Nonlinear topological edge states in a non-Hermitian array of optical waveguides embedded in an atomic gas

Abstract

We propose a scheme comprising an array of anisotropic optical waveguides, embedded in a gas of cold atoms, which can be tuned from a Hermitian to an odd-PT -- symmetric configuration through the manipulation of control and assistant laser fields. We show that the system can be controlled by tuning intra -- and inter-cell coupling coefficients, enabling the creation of topologically distinct phases and linear topological edge states. The waveguide array, characterized by a quadrimer primitive cell, allows for implementing transitions between Hermitian and odd-PT -symmetric configurations, broken and unbroken PT -symmetric phases, topologically trivial and nontrivial phases, as well as transitions between linear and nonlinear regimes.

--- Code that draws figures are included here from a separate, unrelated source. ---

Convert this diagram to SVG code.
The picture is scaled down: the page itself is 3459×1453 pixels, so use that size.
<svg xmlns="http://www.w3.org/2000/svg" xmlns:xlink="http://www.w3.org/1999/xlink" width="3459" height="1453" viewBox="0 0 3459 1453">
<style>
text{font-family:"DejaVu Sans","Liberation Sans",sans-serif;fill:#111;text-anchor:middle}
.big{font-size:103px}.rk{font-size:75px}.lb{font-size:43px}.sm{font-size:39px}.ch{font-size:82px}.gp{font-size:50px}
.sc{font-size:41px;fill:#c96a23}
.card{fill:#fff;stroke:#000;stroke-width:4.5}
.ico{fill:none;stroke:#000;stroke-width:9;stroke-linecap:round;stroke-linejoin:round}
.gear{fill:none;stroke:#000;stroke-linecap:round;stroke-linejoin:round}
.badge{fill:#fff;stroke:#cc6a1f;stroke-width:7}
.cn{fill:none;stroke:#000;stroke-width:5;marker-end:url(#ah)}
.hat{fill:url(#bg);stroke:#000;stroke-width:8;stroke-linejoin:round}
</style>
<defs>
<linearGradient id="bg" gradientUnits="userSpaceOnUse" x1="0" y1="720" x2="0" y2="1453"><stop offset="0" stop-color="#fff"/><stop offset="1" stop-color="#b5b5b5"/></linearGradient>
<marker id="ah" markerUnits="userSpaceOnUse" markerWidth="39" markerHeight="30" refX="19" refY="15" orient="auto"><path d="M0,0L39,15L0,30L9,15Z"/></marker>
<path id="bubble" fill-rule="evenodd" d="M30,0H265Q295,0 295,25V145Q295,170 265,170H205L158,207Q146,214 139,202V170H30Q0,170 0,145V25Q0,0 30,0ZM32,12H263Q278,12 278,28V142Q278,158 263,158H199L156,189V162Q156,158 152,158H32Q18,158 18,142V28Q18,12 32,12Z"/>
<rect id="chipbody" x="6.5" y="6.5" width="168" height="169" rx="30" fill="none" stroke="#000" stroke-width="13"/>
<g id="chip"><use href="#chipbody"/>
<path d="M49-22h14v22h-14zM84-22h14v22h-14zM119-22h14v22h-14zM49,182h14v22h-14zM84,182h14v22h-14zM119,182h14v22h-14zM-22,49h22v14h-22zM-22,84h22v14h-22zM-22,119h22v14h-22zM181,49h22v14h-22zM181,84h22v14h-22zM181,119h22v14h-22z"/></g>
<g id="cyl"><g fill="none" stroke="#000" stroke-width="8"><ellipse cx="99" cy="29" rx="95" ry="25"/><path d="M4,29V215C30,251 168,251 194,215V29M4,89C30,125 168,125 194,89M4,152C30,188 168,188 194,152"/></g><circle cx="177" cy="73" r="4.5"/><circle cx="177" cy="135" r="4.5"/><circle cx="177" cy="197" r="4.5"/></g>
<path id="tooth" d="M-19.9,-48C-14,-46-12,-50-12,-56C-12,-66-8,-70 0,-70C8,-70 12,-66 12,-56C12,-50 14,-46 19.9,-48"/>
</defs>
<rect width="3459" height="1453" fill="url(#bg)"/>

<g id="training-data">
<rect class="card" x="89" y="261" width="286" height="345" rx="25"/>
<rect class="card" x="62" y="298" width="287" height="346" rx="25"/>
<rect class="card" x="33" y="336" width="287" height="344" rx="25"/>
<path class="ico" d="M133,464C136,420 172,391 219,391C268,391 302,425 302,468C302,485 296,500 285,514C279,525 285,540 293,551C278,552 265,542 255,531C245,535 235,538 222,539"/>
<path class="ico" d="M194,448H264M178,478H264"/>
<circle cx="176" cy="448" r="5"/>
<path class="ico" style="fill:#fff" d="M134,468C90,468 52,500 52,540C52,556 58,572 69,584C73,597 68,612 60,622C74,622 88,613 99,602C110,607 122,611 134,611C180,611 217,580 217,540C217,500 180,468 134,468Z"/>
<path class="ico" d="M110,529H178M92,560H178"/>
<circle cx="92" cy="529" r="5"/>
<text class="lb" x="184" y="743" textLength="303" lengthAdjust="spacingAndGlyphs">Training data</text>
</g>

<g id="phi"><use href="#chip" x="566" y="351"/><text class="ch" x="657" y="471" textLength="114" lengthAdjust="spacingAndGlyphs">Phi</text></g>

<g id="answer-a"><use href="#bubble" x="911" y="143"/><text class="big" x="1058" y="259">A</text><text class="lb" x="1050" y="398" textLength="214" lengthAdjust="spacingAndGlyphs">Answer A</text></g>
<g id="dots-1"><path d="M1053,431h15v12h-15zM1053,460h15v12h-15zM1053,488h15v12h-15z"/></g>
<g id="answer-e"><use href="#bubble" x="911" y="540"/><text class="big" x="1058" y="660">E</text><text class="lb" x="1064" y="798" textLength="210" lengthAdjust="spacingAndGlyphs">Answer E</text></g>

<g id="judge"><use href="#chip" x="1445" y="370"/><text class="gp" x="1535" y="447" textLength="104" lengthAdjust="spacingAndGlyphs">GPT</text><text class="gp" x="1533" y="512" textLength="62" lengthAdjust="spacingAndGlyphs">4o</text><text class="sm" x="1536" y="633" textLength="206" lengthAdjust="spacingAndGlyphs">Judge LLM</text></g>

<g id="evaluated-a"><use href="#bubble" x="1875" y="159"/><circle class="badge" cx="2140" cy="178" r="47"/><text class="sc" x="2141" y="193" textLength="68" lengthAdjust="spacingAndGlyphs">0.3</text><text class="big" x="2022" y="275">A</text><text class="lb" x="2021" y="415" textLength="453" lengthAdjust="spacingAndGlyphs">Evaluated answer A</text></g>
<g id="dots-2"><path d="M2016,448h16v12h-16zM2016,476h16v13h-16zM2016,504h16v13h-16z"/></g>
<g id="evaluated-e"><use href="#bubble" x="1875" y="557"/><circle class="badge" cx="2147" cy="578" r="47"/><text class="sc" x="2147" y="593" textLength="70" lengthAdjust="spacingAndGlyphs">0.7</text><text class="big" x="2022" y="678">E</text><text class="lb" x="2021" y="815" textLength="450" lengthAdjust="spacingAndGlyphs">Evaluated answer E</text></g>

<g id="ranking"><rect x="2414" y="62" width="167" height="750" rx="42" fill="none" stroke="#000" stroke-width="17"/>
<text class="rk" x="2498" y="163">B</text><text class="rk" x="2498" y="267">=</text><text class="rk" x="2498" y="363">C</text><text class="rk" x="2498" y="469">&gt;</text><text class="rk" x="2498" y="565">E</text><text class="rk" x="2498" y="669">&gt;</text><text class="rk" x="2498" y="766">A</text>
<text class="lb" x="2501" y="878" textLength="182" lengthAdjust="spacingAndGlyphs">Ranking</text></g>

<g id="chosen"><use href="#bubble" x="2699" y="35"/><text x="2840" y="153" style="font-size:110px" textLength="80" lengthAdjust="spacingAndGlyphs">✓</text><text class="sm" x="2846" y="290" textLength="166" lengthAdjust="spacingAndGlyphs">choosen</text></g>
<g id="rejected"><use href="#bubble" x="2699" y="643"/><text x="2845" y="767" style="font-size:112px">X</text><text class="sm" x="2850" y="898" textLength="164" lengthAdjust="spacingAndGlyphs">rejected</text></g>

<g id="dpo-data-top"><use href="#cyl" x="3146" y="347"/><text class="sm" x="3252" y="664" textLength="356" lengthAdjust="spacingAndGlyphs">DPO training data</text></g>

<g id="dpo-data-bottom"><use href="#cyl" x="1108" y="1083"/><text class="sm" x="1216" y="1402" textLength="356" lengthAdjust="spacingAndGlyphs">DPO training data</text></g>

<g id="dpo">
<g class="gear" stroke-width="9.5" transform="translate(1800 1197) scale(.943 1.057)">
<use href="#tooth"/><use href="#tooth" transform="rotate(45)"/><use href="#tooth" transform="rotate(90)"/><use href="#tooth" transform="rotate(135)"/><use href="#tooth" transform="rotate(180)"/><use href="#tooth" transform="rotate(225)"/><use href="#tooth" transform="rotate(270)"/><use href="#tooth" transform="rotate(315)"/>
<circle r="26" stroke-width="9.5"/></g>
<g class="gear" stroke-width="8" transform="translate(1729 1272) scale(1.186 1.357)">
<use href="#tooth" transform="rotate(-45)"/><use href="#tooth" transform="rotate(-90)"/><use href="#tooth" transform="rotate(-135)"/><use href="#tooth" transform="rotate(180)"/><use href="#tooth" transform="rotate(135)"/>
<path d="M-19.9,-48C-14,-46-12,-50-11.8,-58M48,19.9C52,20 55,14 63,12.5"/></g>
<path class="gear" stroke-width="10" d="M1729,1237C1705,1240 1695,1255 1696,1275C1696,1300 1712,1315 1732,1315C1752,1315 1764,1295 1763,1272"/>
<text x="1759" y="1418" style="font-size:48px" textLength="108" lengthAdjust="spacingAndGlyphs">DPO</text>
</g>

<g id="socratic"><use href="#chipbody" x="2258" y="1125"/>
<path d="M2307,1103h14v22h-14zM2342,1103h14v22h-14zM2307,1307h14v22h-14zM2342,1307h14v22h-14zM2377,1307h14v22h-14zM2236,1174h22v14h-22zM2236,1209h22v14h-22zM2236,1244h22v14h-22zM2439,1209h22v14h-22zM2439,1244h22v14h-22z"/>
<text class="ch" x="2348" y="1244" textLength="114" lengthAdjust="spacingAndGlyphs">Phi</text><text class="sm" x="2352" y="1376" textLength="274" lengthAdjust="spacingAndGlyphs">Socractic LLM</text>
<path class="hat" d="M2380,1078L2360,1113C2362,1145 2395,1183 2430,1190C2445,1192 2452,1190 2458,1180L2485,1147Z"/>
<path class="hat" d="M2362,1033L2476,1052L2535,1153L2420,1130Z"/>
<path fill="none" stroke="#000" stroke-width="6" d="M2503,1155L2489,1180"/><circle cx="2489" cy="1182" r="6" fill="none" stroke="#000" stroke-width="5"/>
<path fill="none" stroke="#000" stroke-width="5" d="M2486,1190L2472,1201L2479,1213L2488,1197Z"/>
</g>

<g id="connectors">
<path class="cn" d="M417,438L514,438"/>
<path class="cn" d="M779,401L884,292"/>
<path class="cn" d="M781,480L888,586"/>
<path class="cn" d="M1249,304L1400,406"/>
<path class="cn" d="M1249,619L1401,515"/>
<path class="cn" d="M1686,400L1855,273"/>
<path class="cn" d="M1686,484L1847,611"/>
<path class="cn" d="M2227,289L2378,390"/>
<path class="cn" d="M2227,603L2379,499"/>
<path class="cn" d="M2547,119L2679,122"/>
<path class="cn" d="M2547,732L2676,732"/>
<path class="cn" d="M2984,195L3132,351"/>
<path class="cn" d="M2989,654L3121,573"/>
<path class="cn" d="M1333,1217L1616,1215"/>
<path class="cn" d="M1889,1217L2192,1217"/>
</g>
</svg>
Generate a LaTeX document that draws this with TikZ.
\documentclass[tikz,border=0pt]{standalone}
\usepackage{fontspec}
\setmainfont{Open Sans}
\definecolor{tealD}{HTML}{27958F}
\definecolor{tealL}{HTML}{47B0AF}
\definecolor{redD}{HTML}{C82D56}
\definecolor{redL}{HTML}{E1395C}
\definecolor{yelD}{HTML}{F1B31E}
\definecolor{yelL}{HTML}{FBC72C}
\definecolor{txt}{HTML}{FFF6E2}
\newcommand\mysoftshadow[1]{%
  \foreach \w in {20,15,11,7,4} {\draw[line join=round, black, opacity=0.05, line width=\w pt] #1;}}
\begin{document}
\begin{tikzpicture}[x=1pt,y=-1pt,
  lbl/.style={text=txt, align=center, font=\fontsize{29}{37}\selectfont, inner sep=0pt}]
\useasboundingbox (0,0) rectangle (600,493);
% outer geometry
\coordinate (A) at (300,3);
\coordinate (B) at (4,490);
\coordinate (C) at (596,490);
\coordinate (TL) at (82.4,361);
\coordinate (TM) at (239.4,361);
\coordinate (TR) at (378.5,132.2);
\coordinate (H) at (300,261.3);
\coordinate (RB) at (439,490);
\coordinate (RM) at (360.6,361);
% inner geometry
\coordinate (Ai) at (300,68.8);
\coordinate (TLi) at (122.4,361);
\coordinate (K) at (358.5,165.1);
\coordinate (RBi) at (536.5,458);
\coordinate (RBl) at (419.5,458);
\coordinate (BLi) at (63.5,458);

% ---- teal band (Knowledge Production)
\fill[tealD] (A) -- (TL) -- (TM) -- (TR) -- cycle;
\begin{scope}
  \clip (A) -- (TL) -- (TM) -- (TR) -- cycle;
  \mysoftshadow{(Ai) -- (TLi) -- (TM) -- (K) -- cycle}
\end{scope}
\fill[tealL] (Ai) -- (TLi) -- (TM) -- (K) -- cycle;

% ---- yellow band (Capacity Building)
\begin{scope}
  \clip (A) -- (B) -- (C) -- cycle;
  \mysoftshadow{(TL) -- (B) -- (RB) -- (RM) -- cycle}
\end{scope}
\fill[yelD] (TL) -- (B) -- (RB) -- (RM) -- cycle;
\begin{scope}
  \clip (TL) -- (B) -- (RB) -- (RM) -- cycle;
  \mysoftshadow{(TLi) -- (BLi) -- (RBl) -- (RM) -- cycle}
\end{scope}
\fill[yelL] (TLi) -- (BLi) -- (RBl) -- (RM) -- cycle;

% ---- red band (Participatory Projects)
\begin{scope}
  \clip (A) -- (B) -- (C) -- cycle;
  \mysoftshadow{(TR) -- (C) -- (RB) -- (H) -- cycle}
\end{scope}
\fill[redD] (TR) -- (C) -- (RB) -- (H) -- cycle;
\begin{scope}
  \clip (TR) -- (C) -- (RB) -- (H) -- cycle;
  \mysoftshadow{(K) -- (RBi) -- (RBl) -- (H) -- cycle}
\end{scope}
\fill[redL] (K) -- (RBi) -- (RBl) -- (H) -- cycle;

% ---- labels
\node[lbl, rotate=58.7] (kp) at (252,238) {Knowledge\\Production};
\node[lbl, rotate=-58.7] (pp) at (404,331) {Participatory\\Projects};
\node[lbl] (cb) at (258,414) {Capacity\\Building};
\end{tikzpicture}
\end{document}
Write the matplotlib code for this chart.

The introduced scheme generalizes the Rice-Mele Hamiltonian for a nonlinear non-Hermitian quadrimer array featuring odd-PT symmetry and makes accessible unique phenomena and functionalities that emerge from the interplay of non-Hermiticity, topology, and nonlinearity. We also show that in the presence of nonlinearity the system sustains nonlinear topological edge states bifurcating from the linear topological edge states and the modes without linear limit. Each nonlinear mode represents a doublet of odd-PT -conjugate states. In the broken PT phase, the nonlinear edge states may be effectively stabilized when an additional absorption is introduced into the system.